Some organizations, such as global food services giant Sodexo, have aligned themselves with all of them. "There’s really not one SDG that we value over the others," said Rohini Anand, senior vice president of corporate responsibility and chief diversity officer for the company, during a panel session at last week’s annual BSR conference in New York. (Sodexo ranks as the 19th largest employer in the world.)

However, Anand said the SDG mandate to encourage "gender equality" (No. 5) speaks to her most personally, because she feels that progress toward it can influence positive momentum toward many of the other goals. "This investment is invested in families, in communities; it has impacts on health, education, reducing poverty, stopping hunger," she told the attendees.

Publishing company Pearson Education is laser-focused on the fourth goal ("quality education") for a similar reason — the ripple effect it can have on helping people in both emerging and developed economies find employment, said another BSR panelist, Tim Bozik, president of global products for the company. "Students are learners across all ages and stages," he said.

Putting words into practice

Let’s be real: putting an SDG into context requires some thoughtful dialogue. Most of them are very vague yet simultaneously very ambitious, by design.

To get Sodexo’s managers excited about the idea of creating a more gender-diverse workforce, the company surveyed thousands of its own managers to better understand the impact that "gender-balanced teams" (those that included 40 percent to 60 percent women) might have on the company’s financial performance.

Those teams finished ahead of other teams on all five of the company’s key performance indicators — brand awareness, client protection, engagement, gross profit and organic growth, Anand said. "It’s the question of why are we doing this work," she said. "It certainly was a want to engage all of our managers."

I think the SDGs have provided us a platform to collaborate, and to scale out, increase the impact of what we are doing.

Based on that data, Sodexo set a goal to ensure that all of its teams are gender-balanced. It also is striving to change the make-up of its upper management so that 40 percent of those roles are filled by women by 2025, she said.

"I think the SDGs have provided us a platform to collaborate, and to scale out, increase the impact of what we are doing," Anand said.

A new framework for collaboration

The emergence of the SDGs is transforming how venerable worldwide children’s advocacy organization UNICEF engages with companies to address child rights within businesses — notably, the impact of children within global supply chains, said Subajini Jayasekaran, child rights and business manager for UNICEF, who also shared her experiences with the BSR attendees.

Over the past two years, that has inspired UNICEF to heighten its resources dedicated to collaborating with organizations involved in the Bangladesh garment sector, palm oil production in Indonesia and Asia, apparel production in Vietnam, teak plantations in India and cocoa farming in Côte d'Ivoire.

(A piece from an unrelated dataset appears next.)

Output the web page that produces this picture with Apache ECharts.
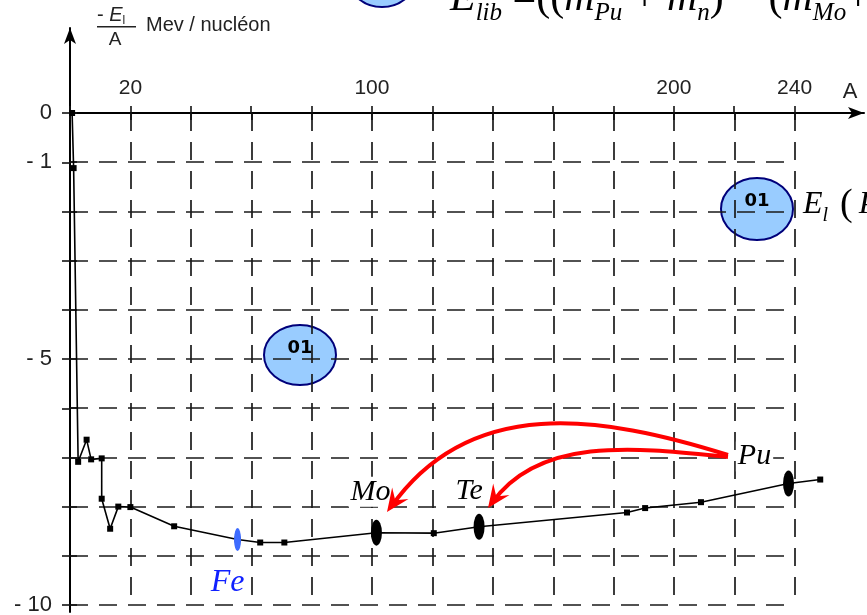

For example, in designing education proposals and immunization programs for Indonesia, UNICEF is tapping local businesses to help reach deep into communities. "Our colleagues are talking every day with the ministry of education, of public health, they’re designing policies, they’re designing polio immunization initiatives. How can they link up with what capacities and resources exist on the ground through business?" Registrations, for example, could be increased dramatically, Jayasekaran noted.

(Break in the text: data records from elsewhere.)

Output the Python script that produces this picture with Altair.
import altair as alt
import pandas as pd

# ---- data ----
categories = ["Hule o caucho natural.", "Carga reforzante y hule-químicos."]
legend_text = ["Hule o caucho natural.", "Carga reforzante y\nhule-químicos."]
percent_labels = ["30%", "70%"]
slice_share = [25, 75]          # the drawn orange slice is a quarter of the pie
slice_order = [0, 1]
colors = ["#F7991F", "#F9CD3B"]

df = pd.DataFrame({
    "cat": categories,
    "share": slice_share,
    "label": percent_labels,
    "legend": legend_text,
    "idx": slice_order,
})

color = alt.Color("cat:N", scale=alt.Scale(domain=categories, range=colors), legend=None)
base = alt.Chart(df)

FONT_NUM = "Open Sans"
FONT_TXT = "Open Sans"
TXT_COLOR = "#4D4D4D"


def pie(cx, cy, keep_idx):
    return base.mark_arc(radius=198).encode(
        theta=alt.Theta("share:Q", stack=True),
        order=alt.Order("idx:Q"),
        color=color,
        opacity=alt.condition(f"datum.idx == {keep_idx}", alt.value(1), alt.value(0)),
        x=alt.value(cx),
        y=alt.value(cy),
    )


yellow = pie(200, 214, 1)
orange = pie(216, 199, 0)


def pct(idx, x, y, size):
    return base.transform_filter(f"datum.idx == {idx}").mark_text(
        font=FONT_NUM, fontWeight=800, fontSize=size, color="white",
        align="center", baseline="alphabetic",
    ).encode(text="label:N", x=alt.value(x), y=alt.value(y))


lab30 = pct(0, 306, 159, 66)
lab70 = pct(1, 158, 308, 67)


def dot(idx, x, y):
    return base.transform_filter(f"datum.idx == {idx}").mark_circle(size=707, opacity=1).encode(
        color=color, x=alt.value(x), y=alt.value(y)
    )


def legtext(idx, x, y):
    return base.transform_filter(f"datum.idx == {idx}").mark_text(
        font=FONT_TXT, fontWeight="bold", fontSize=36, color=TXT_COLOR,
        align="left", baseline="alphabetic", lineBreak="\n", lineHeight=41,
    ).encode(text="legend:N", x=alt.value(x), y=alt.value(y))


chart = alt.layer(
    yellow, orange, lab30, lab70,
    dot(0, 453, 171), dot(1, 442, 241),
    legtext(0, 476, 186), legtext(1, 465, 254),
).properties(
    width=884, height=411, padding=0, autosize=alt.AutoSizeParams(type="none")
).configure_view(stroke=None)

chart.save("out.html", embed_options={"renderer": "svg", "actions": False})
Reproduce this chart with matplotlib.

Why should or would a business care to be involved? One motivator might be the opportunity to reduce instances of absenteeism related to preventable illnesses. Even advocating a simple policy, such as encouraging new mothers to bread-feed their infants, could have a big impact. That’s because breast-fed babies are less likely to become sick which, in turn, makes it possible for mothers to report to work more consistently.

A sharper lens for product development

Pearson uses the SDGs as a central consideration for an in-house incubator it has established to invest in companies, ventures and organizations serving underserved communities with high-quality education, according to Bozik.

One example is the company’s alliance with Save the Children to create a partnership aimed at providing education for refugee children "displaced by emergencies." The initial focus is on Syrian families in Jordan.

"We’re using the spirit of the SDGs, including a greater focus on measurement, in a lot of our product development broader processes," Bozik said.